The best historical example of something like this are videocalls from the perspective of 1940-1960s-era society. Videocalls were a staple of the science fiction of the time. We had already invented television and telephones, so it was conceivable that sooner or later, we'd be able to combine the two. Lo and behold, it is 2022 and everyone has a pocket telephone, television and videocall device—all in the same box.
So, from our perspective, what is the equivalent of a video call? Something that we know with 99.97% certainty is possible, but we don't have the intermediate steps for?
I would imagine that the two obvious candidates are fusion power and AGI. Similarly, I would think that something like wormhole travel or folding spacetime to bypass the cosmic speed limit are two things which don't qualify because we don't know with a high degree of certainty that the underlying techniques are even possible. So, what else is there?
Comment by physics_defector at 17/09/2022 at 19:41 UTC*
1 upvotes, 1 direct replies
This is very much dependent on how you're defining things.

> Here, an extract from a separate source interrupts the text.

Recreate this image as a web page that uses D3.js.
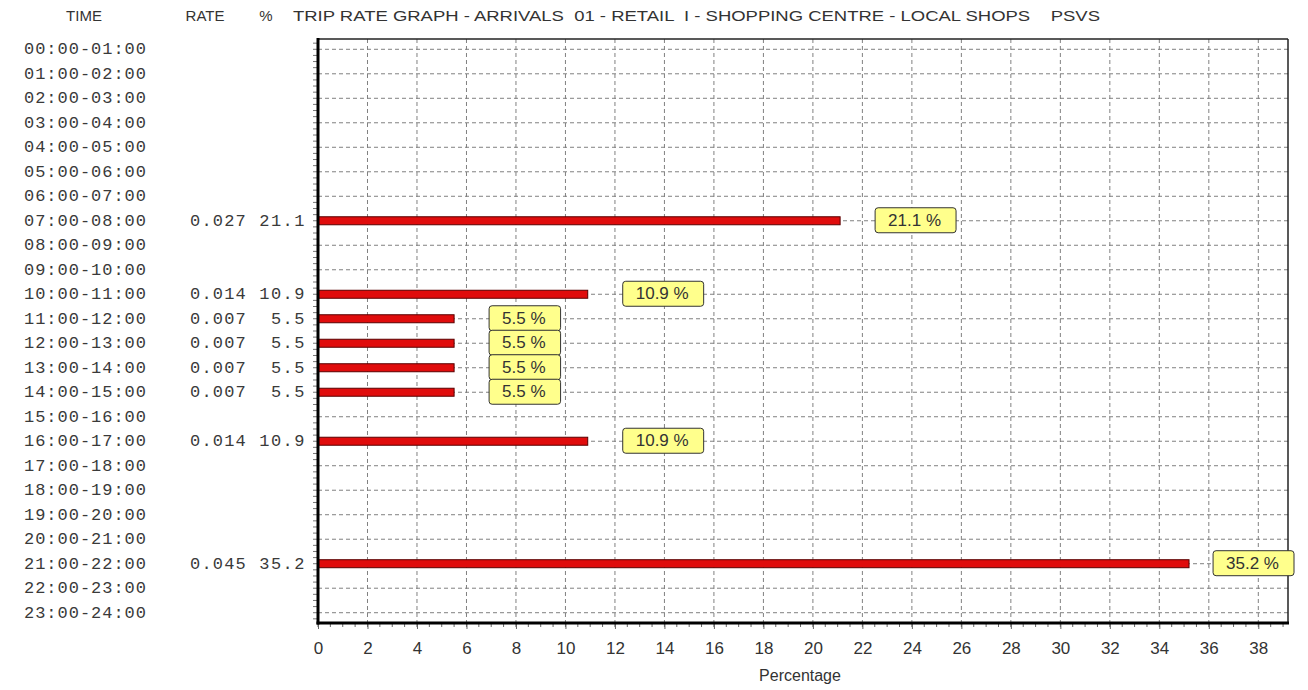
<!DOCTYPE html>
<html>
<head>
<meta charset="utf-8">
<script src="https://cdn.jsdelivr.net/npm/d3@7"></script>
<style>
  html, body { margin: 0; padding: 0; background: #fff; }
  svg { display: block; }
</style>
</head>
<body>
<svg id="chart" width="1308" height="690"></svg>
<script>
// ---- data ----
const times = ["00:00-01:00","01:00-02:00","02:00-03:00","03:00-04:00","04:00-05:00","05:00-06:00",
  "06:00-07:00","07:00-08:00","08:00-09:00","09:00-10:00","10:00-11:00","11:00-12:00",
  "12:00-13:00","13:00-14:00","14:00-15:00","15:00-16:00","16:00-17:00","17:00-18:00",
  "18:00-19:00","19:00-20:00","20:00-21:00","21:00-22:00","22:00-23:00","23:00-24:00"];
const rates = [null,null,null,null,null,null,null,0.027,null,null,0.014,0.007,
  0.007,0.007,0.007,null,0.014,null,null,null,null,0.045,null,null];
const percents = [null,null,null,null,null,null,null,21.1,null,null,10.9,5.5,
  5.5,5.5,5.5,null,10.9,null,null,null,null,35.2,null,null];
const xTicks = [0,2,4,6,8,10,12,14,16,18,20,22,24,26,28,30,32,34,36,38];
const headers = ["TIME", "RATE", "%"];
const title = "TRIP RATE GRAPH - ARRIVALS  01 - RETAIL  I - SHOPPING CENTRE - LOCAL SHOPS    PSVS";
const xLabel = "Percentage";

// ---- layout ----
const svg = d3.select("#chart");
const L = 318, R = 1288, T = 39, B = 623;
const x = d3.scaleLinear().domain([0, 39.2]).range([L, R]);
const y = d3.scalePoint().domain(times).range([T, B]).padding(0.42);
const step = y.step();
const textCol = "#333";
const mono = "'Liberation Mono', 'DejaVu Sans Mono', monospace";
const sans = "'Liberation Sans', Arial, sans-serif";

// headers
const hx = [84, 205, 266];
headers.forEach((h, i) => {
  svg.append("text").attr("x", hx[i]).attr("y", 21).attr("text-anchor", "middle")
    .attr("font-family", sans).attr("font-size", 15).attr("fill", textCol).text(h);
});
svg.append("text").attr("x", 293).attr("y", 21)
  .attr("font-family", sans).attr("font-size", 15).attr("fill", textCol)
  .attr("xml:space", "preserve").style("white-space", "pre")
  .attr("textLength", 807).attr("lengthAdjust", "spacingAndGlyphs").text(title);

// grid: horizontal dashed at each row
const grid = svg.append("g");
grid.selectAll("line.h").data(times).join("line")
  .attr("x1", L).attr("x2", R).attr("y1", d => y(d)).attr("y2", d => y(d))
  .attr("stroke", "#808080").attr("stroke-width", 1).attr("stroke-dasharray", "4,3");
// vertical dashed
grid.selectAll("line.v").data(xTicks.filter(v => v > 0)).join("line")
  .attr("x1", d => x(d)).attr("x2", d => x(d)).attr("y1", T).attr("y2", B)
  .attr("stroke", "#808080").attr("stroke-width", 1).attr("stroke-dasharray", "4,3");

// left minor ticks
const y0 = y(times[0]);
const minorY = [];
for (let k = -2; k <= 24 * 4; k++) {
  const yy = y0 + k * step / 4;
  if (yy >= T && yy <= B) minorY.push(yy);
}
svg.append("g").selectAll("line").data(minorY).join("line")
  .attr("x1", L - 5).attr("x2", L).attr("y1", d => d).attr("y2", d => d)
  .attr("stroke", "#777").attr("stroke-width", 1);

// bottom minor ticks
const minorX = d3.range(0, 39.01, 0.5).filter(v => x(v) <= R);
svg.append("g").selectAll("line").data(minorX).join("line")
  .attr("x1", d => x(d)).attr("x2", d => x(d)).attr("y1", B).attr("y2", B + 4)
  .attr("stroke", "#666").attr("stroke-width", 1);

// bottom axis with labels
const xAxis = d3.axisBottom(x).tickValues(xTicks).tickSize(6).tickPadding(13).tickFormat(d3.format("d"));
const gx = svg.append("g").attr("transform", `translate(0,${B})`).call(xAxis);
gx.select(".domain").remove();
gx.selectAll(".tick line").attr("stroke", "#666");
gx.selectAll(".tick text").attr("font-family", sans).attr("font-size", 17).attr("fill", textCol);

svg.append("text").attr("x", 800).attr("y", 681).attr("text-anchor", "middle")
  .attr("font-family", sans).attr("font-size", 16).attr("fill", textCol).text(xLabel);

// frame
svg.append("line").attr("x1", L).attr("x2", R).attr("y1", T).attr("y2", T).attr("stroke", "#222").attr("stroke-width", 1.5);
svg.append("line").attr("x1", R).attr("x2", R).attr("y1", T).attr("y2", B).attr("stroke", "#222").attr("stroke-width", 1.5);

// row labels
const rows = svg.append("g");
rows.selectAll("text.t").data(times).join("text")
  .attr("x", 24).attr("y", d => y(d) + 5)
  .attr("font-family", mono).attr("font-size", 17).attr("fill", "#3a3a3a")
  .attr("textLength", 122).attr("lengthAdjust", "spacing").text(d => d);
rows.selectAll("text.r").data(times.map((t, i) => ({t, v: rates[i]})).filter(d => d.v != null)).join("text")
  .attr("x", 247).attr("y", d => y(d.t) + 5).attr("text-anchor", "end")
  .attr("font-family", mono).attr("font-size", 17).attr("letter-spacing", 1.2).attr("fill", "#3a3a3a").text(d => d3.format(".3f")(d.v));
rows.selectAll("text.p").data(times.map((t, i) => ({t, v: percents[i]})).filter(d => d.v != null)).join("text")
  .attr("x", 306).attr("y", d => y(d.t) + 5).attr("text-anchor", "end")
  .attr("font-family", mono).attr("font-size", 17).attr("letter-spacing", 1.5).attr("fill", "#3a3a3a").text(d => d3.format(".1f")(d.v));

// bars
const barData = times.map((t, i) => ({t, v: percents[i]})).filter(d => d.v != null);
svg.append("g").selectAll("rect").data(barData).join("rect")
  .attr("x", x(0)).attr("y", d => y(d.t) - 4).attr("width", d => x(d.v) - x(0)).attr("height", 8)
  .attr("fill", "#e00c0c").attr("stroke", "#5a0000").attr("stroke-width", 1);

// axes thick lines
svg.append("line").attr("x1", L).attr("x2", L).attr("y1", T - 1).attr("y2", B + 1.5).attr("stroke", "#000").attr("stroke-width", 3);
svg.append("line").attr("x1", L - 1.5).attr("x2", R + 1).attr("y1", B).attr("y2", B).attr("stroke", "#000").attr("stroke-width", 3);

// value labels
const lab = svg.append("g");
barData.forEach(d => {
  const g = lab.append("g");
  const bx = x(d.v) + 35;
  const cy = y(d.t) - 1;
  const rect = g.append("rect");
  const txt = g.append("text").attr("font-family", sans).attr("font-size", 17).attr("fill", textCol)
    .attr("y", cy + 6).text(d3.format(".1f")(d.v) + " %");
  const w = txt.node().getComputedTextLength();
  const bw = w + 28;
  const left = Math.min(bx, 1294 - bw);
  txt.attr("x", left + 13);
  rect.attr("x", left).attr("y", cy - 12).attr("width", bw).attr("height", 25)
    .attr("rx", 3).attr("fill", "#ffff8c").attr("stroke", "#333").attr("stroke-width", 1);
});
</script>
</body>
</html>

AGI is usually defined in reference to human intelligence, but it may very much be a fool's errand to attempt to replicate this outside human wetware. Which computations are efficient depends a great deal on the hardware in which they're performed. For example, there are problems which quantum computers can solve efficiently that classical/digital computers can still solve, but not efficiently[1]. In the language of computational complexity theory, this is captured by the difference between the complexity classes BQP and BPP. Respectively, bounded quantum polynomial and bounded probabilistic polynomial. Basically, both mean that if you're performing a calculation with some amount of randomness in the process (which is inherent in quantum computing), the problem can be solved on the quantum and classical (respectively) hardware efficiently.
1: https://www.scottaaronson.com/papers/bqpph.pdf
Why do I bring that up? Because it may not make sense to try to engineer human-like intelligence outside the structure for which it is optimized. So it's more useful to think of intelligence in a much more general (no connection to the "general" in AGI) sense. I don't believe there's a universally accepted definition of intelligence, but as a mathematician I think of it in terms of an agent with at least the following key features (though I may have forgotten something. A more extensive discussion can be found here[2] if desired):
2: https://arxiv.org/pdf/1902.09980.pdf
1. Using data to generate and update a set of probabilistic models each corresponding to some system or process.
2. Using these models to guide behavior in a wide (loosely defined) set of environments.
3. Said behavior including some amount of active search for information to further improve the models in a feedback loop.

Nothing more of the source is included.